Recently on Reddit, the Russo brothers did an AMA after the massive success of Avengers: Endgame. In the AMA, u/GeneralBenKenobi (hello there!) asked the Russo brothers, “Could Captain America always weird Mjolnir (meaning he could have picked it up in Age of Ultron and decided not to), or did he progressively get more worthy over time?” Anthony Russo responded, “He always could. Our interpretation of the famous scene in Ultron was that he realized he could pick up Mjolnir he quickly chose not to, because he didn’t want to embarrass Thor.”

In unison, fans cried out, “I knew it!” as Thor did at that moment in the movie. Well, all that is a bunch of horseshit. Captain America was not always able to wield Mjolnir. It’s a classic case of the Russo Brothers getting caught with their pants down.

Before we get to the why, let’s lay down some ground rules. According to Einstein, time is made of wibbly-wobbly timey-wimey stuff. So if you think that if Cap is ever available to weird Mjolnir, he was always worthy because time is relative, you’re wrong. It’s stated in the rules set by Professor Hulk in Endgame that once you go to the past, it becomes your present. So, no, Captain America wasn’t always worthy. Time travel is sticky stuff.

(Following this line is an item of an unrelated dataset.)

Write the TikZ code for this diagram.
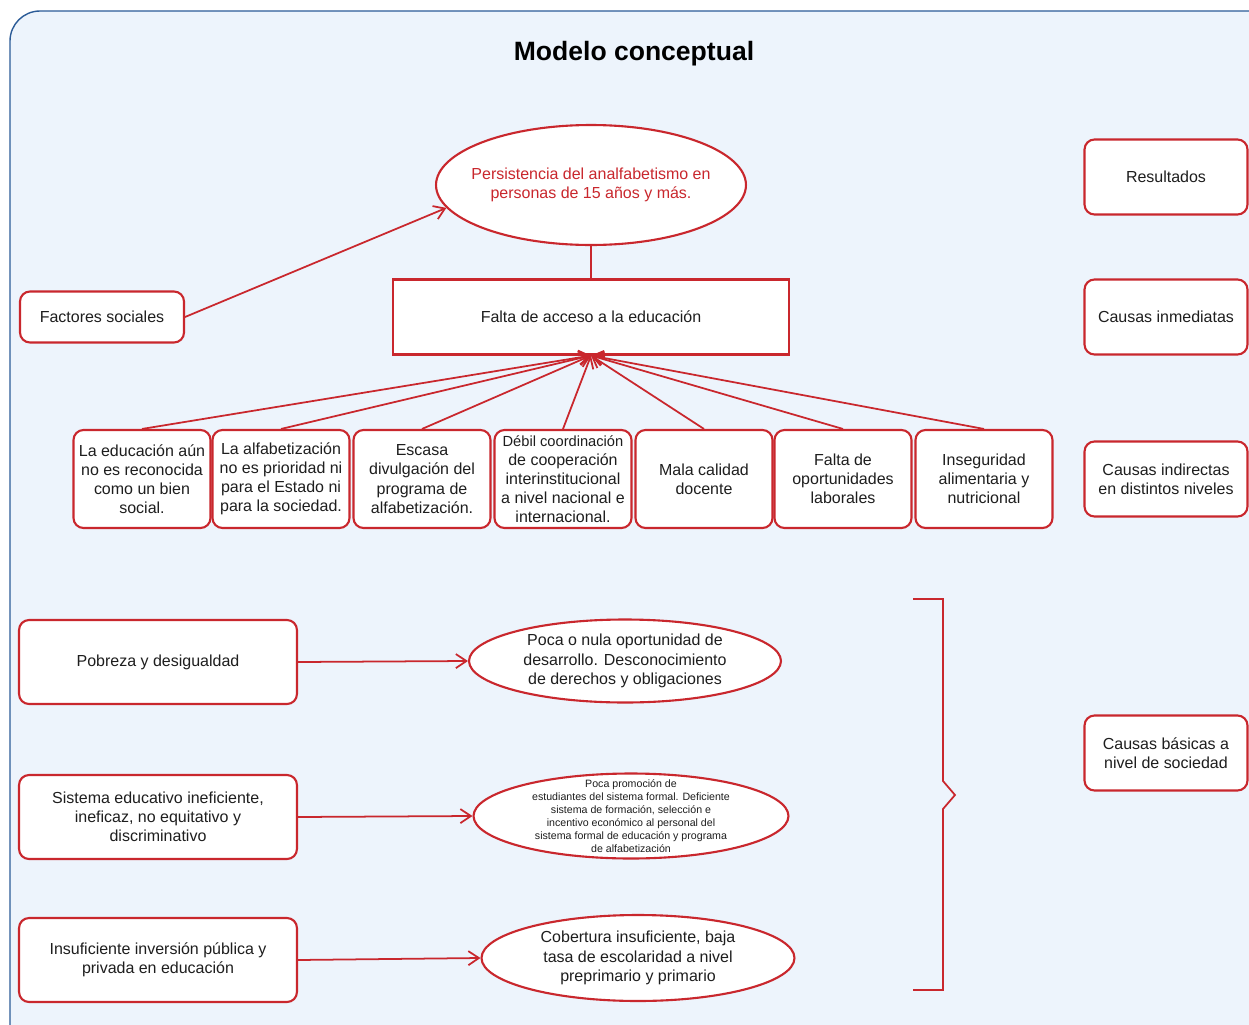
\documentclass[tikz,border=0pt]{standalone}
\usepackage{fontspec}
\setmainfont{Liberation Sans}
\usetikzlibrary{shapes.geometric,arrows.meta}
\definecolor{rojo}{HTML}{C9272D}
\definecolor{fondo}{HTML}{EDF4FC}
\definecolor{borde}{HTML}{2B5B97}
\definecolor{texto}{HTML}{1E1E1E}
\begin{document}
\begin{tikzpicture}[x=0.02cm,y=-0.02cm,
		caja/.style={draw=rojo,line width=1.2pt,fill=white,rounded corners=0.2cm,inner sep=1pt,align=center,text=texto,font=\fontsize{9.1}{10.9}\selectfont},
		indcaja/.style={caja,minimum width=2.74cm,minimum height=1.96cm},
		nivcaja/.style={caja,minimum width=3.26cm,minimum height=1.5cm},
		bascaja/.style={caja,minimum width=5.56cm,minimum height=1.68cm},
		elipse/.style={ellipse,draw=rojo,line width=1.2pt,fill=white,inner sep=0pt,align=center,text=texto,font=\fontsize{9.1}{10.9}\selectfont},
		flecha/.style={rojo,line width=1pt,-{Straight Barb[length=6pt,width=8pt]}}]
	\clip (0,0) rectangle (1249,1025);
	% fondo
	\draw[borde,line width=0.8pt,fill=fondo,rounded corners=0.6cm] (10,11) rectangle (1300,1070);
	\node[font=\fontsize{15.1}{17}\selectfont\bfseries,text=black] (titulo) at (634,54) {Modelo conceptual};
	% resultado
	\node[elipse,inner xsep=-6pt,minimum width=6.2cm,minimum height=2.4cm,text=rojo] (persistencia) at (591,185) {Persistencia del analfabetismo en\\personas de 15 años y más.};
	\node[caja,rounded corners=0pt,minimum width=7.92cm,minimum height=1.5cm] (falta) at (591,317) {Falta de acceso a la educación};
	\draw[rojo,line width=1.2pt] (persistencia.south) -- (falta.north);
	\node[caja,minimum width=3.28cm,minimum height=1.02cm] (factores) at (102,317) {Factores sociales};
	\draw[flecha] (factores.east) -- (persistencia.189);
	% causas indirectas
	\foreach \x/\t [count=\i] in {142/{La educación aún\\no es reconocida\\como un bien\\social.},
		281/{La alfabetización\\no es prioridad ni\\para el Estado ni\\para la sociedad.},
		422/{Escasa\\divulgación del\\programa de\\alfabetización.},
		563/{\fontsize{8.35}{10}\selectfont Débil coordinación\\de cooperación\\interinstitucional\\a nivel nacional e\\internacional.},
		704/{Mala calidad\\docente},
		843/{Falta de\\oportunidades\\laborales},
		984/{Inseguridad\\alimentaria y\\nutricional}} {
		\node[indcaja] (ind\i) at (\x,479) {\t};
	}
	\foreach \i in {1,...,7} {
		\draw[flecha] (ind\i.north) -- (falta.south);
	}
	% niveles
	\node[nivcaja] (resultados) at (1166,177) {Resultados};
	\node[nivcaja] (inmediatas) at (1166,317) {Causas inmediatas};
	\node[nivcaja] (indirectas) at (1166,479) {Causas indirectas\\en distintos niveles};
	\node[nivcaja] (basicas) at (1166,753) {Causas básicas a\\nivel de sociedad};
	% causas basicas
	\node[bascaja] (pobreza) at (158,662) {Pobreza y desigualdad};
	\node[bascaja] (sistema) at (158,817) {Sistema educativo ineficiente,\\ineficaz, no equitativo y\\discriminativo};
	\node[bascaja] (inversion) at (158,960) {Insuficiente inversión pública y\\privada en educación};
	\node[elipse,minimum width=6.24cm,minimum height=1.66cm] (oportunidad) at (625,661) {Poca o nula oportunidad de\\desarrollo. Desconocimiento\\de derechos y obligaciones};
	\node[elipse,inner ysep=-5.5pt,minimum width=6.3cm,minimum height=1.7cm,font=\fontsize{6.05}{7.4}\selectfont] (promocion) at (631,816) {Poca promoción de\\estudiantes del sistema formal. Deficiente\\sistema de formación, selección e\\incentivo económico al personal del\\sistema formal de educación y programa\\de alfabetización};
	\node[elipse,minimum width=6.26cm,minimum height=1.72cm] (cobertura) at (638,958) {Cobertura insuficiente, baja\\tasa de escolaridad a nivel\\preprimario y primario};
	\draw[flecha] (pobreza.east) -- (oportunidad.west);
	\draw[flecha] (sistema.east) -- (promocion.west);
	\draw[flecha] (inversion.east) -- (cobertura.west);
	% llave
	\draw[rojo,line width=1pt] (913,599) -- (943,599) -- (943,781) -- (955,795) -- (943,809) -- (943,990) -- (913,990);
\end{tikzpicture}
\end{document}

The Scale Of The Ultron Scene Was Too Small

One of the first things you should consider is the sense of scale when talking worthiness to Mjolnir. Thor deals with gigantic, cosmic threats that affect the nine realms. Loki wanted to take over the throne in the first Thor, Malaketh in the second Thor movie and so on. Those are gigantic, super threats to life as the MCU knows it. Thor is worthy because he protects everyone from said cosmic threats. When Captain America attempts to lift Mjolnir in a game, the sense of scale is not near as big, as a matter of fact, it just doesn’t matter. When the universe needed help the most, when Thanos was on the verge of being re-snapped, Captain America was selfless and completely worthy to wield Mjolnir because of the scale of the situation. It wasn’t a bar game, it was do or die.

That begs the question of Vision from the very same movie. In a sort of call back to the scene where everyone was attempting to lift the hammer, Vision lifts it to hand it to Thor. This is a bit of a grey area. While Vision isn’t completely human, he should be able to lift because he’s simply a machine. On the other hand, he’s given life through the Soul Stone in his head. But, since Vision is so young, his “heart” of you would call it that, is pure and without malice. While neither of these theories are answered, they’re still fun to speculate on.

Captain America Had to Taste Defeat To Become Worthy

It may sound cliche, but Captain America had to become humble in defeat to become worthy of wielding Mjolnir. Being humble in victory is easy, and an easy path. There’s nothing to be humble about, in honesty. In defeat, you learn who you really are. After losing the battle and half of the entire universe in Infinity War, Captain America truly learned how deep losing can run. Sure, he lost his best friend Bucky in World War 2, but he still saved the day. He always came out on top. This time he did not, he lost. In that defeat he became humble. Cap was not truly stripped of everything until The Decimation.  He asked help from Tony Stark, who he didn’t get along with and destroyed an airport fighting. We’ve seen arrogance and humbleness play a part in wielding Mjolnir before, in the first Thor movie. When Thor went to the home of the frost giants to wage battle because he knew he could, he became too arrogant. Odin banished him and it wasn’t until he became humble again when he wanted to protect Earth and Jane from Loki’s onslaught.

Captain America Knew Bucky’s Secret And Lied

This one is the most glaring hole in the Russo brothers and Kevin Feige’s “he was always worthy” theory. Captain America knew about and blatantly hid the murder of the Stark family from Tony Stark because of Bucky’s involvement. Someone who lies and covers up a murder will never be worthy of Mjolnir. We see that play out in Civil War and is an integral part of Captain America’s arc as a whole. Not telling Tony Stark about the incident automatically rules him out as being worthy of wielding the hammer. Then in the final moments of Civil War, he has emotion fueled hatred for Iron Man, hince him bashing his helmet on in a blind rage. It’s not until after those moments, he can pick up the hammer.

So, as you can see, it’s a combination of things that allows a being to pick up Mjolnir. While Captain America would become worthy of wielding it eventually, he wasn’t always capable of doing so.